Massive Higher-Spin Multiplets and Asymptotic Freedom in Quantum Gravity

TL;DR

This paper investigates how massive higher-spin fields, when coupled to quantum gravity and treated with the fakeon prescription, can lead to asymptotic freedom, revealing specific field configurations that achieve this property.

Contribution

It introduces a novel analysis of higher-spin multiplets in quantum gravity using the fakeon prescription, identifying conditions for asymptotic freedom in these theories.

Findings

Only certain numbers of irreducible rank-s bosons with s ≤ 3 are compatible with asymptotic freedom.

No solutions involving fermionic rank-s fields were found.
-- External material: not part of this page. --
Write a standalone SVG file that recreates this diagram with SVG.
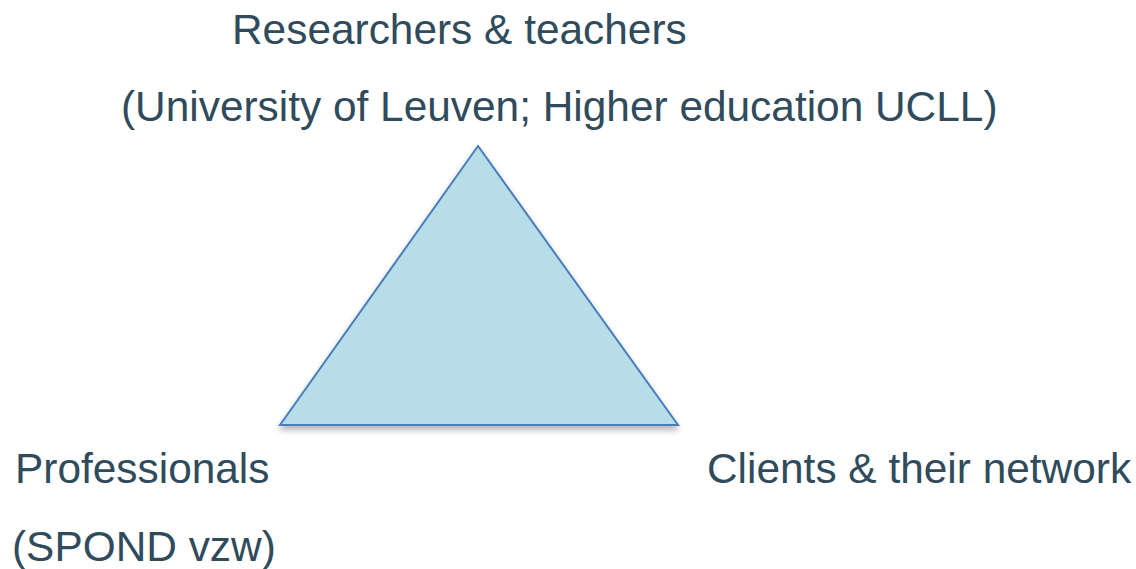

Nonminimal kinetic terms for rank-1 and symmetric rank-2 tensors enlarge the allowed field configurations.

Abstract

We consider massive higher-spin multiplets coupled to quantum gravity and compute their contributions to the gravitational beta functions at one loop. Such theories, if quantized with the Feynman prescription, would contain ghosts. Instead, those degrees of freedom are turned into purely virtual particles by means of the fakeon prescription and the resulting theories are both renormalizable and unitary. We extract the necessary number of fields to obtain asymptotic freedom by solving the relevant renormalization-group equations in the ultraviolet limit. We show that in the case of irreducible rank-$s$ bosons with minimal kinetic term only a certain number of fields with $0\leq s \leq 3$ is compatible with asymptotic freedom. No solution involving fermionic rank-$s$ fields are found. We also consider the cases of rank-$1$ and symmetric rank-$2$ tensor fields with nonminimal kinetic terms and repeat the analysis, finding that the allowed number of fields is enlarged. Possible implications for metric affine theories of gravity are pointed out.